- Loring circa 1848
- Born: April 14, 1803 Boston, U.S.
- Died: May 25, 1858 (aged 55) Boston, U.S.
- Education: Harvard College Harvard Law School
- Spouse: Louisa Gilman
- Children: Anna Loring Dresel

Signature

= Ellis Gray Loring =

American abolitionist lawyer (1803–1858)

Ellis Gray Loring (April 14, 1803 – May 24, 1858) was an American attorney, abolitionist, and philanthropist from Boston. He co-founded the New England Anti-Slavery Society, provided legal advice to abolitionists, harbored fugitive slaves in his home, and helped finance the abolitionist newspaper, the Liberator. Loring also mentored Robert Morris, who went on to become one of the first African-American attorneys in the United States.

== Early life and career ==

Loring was born in Boston on April 14, 1803, to James Tyng Loring, a druggist, and Relief Faxon Cookson Loring. He attended the Boston Latin School, and was awarded the school's Franklin Medal for scholarship in 1819. He studied at Harvard, where he was a Phi Beta Kappa member. He was admitted to the Massachusetts bar in 1827, and went to work for the Western Railroad Company.

== Abolitionism ==

Loring initially believed that a policy of abolishing slavery gradually, rather than all at once, would attract more supporters to the abolitionist cause. William Lloyd Garrison persuaded him that "immediate and unconditional emancipation" was the only morally acceptable policy. On January 1, 1831, Loring was one of twelve abolitionists who gathered in the basement of the African Meeting House to found the New England Anti-Slavery Society. He and Oliver Johnson drafted the society's constitution.

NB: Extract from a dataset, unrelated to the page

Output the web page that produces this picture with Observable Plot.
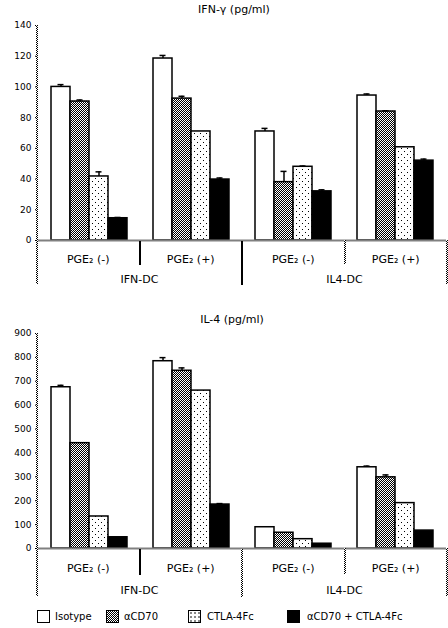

He was also a member of the financial committee that supported the abolitionist newspaper, the Liberator.

Along with David Lee Child and Samuel Edmund Sewall, Loring frequently provided legal advice to abolitionists. In 1836, to appease conservatives who were upset by local activists, Massachusetts governor Edward Everett proposed legislation that would have curtailed the free speech of abolitionists. Along with Garrison and Samuel Joseph May, Loring argued before the joint legislative committee appointed to consider the measure, and persuaded them it was unconstitutional. That same year, he and Sewall successfully argued before the Massachusetts Supreme Court in Commonwealth v. Aves that any slave who was brought to a free state by a slaveholder could not be forced to leave.

In the late 1830s, Loring hired a 15-year-old African-American youth named Robert Morris as a household servant. When Loring's regular copyist, a white youth, neglected his duties, Morris took over for him. Impressed with Morris's intellect, Loring tutored him in the law, and in 1847 presented him for admission to the Massachusetts bar. Morris was the second African American to practice law in Massachusetts, and frequently used his legal expertise in the cause of racial justice.

Loring was on the Amistad Committee, which organized legal and financial support for the captive Africans in United States v. The Amistad in 1841. He and Lewis Tappan visited the 72-year-old John Quincy Adams at his home and persuaded him to take the case.

After the Fugitive Slave Act of 1850 was passed, Loring joined the Boston Vigilance Committee and opened his home to fugitive slaves. Loring's home was one of the safehouses where Ellen Craft stayed when she was being pursued by Georgia slave catchers that October.

In 1851 he was one of the lawyers who defended Shadrach Minkins, a Boston resident who was arrested under the Fugitive Slave Act. When the legal team failed to get Minkins released, a group of activists stormed the courthouse and rescued him. With Richard Henry Dana Jr., Loring defended Robert Morris, Lewis Hayden, and John J. Smith in connection with the rescue.

== Personal life ==

A fifth great grandson of Thomas Loring the immigrant, Loring married Louisa Gilman in 1827. The couple had one child, Anna, who married the pianist and composer Otto Dresel in 1863. Anna's son, Ellis Loring Dresel, was a lawyer and diplomat who served as attaché to the U.S. embassy in Berlin. Louisa Loring was a member of the Boston Female Anti-Slavery Society.

A close friend of Ralph Waldo Emerson, Loring influenced Emerson's views on abolitionism and helped with the research for his 1844 address, Emancipation in the West Indies.

Loring died on May 24, 1858, after a brief illness. Three days later, William Lloyd Garrison and Wendell Phillips eulogized Loring at the New England Anti-Slavery Convention; their remarks were published in the Liberator. The poet John Greenleaf Whittier wrote a tribute to Loring, addressed to their mutual friend Lydia Maria Child.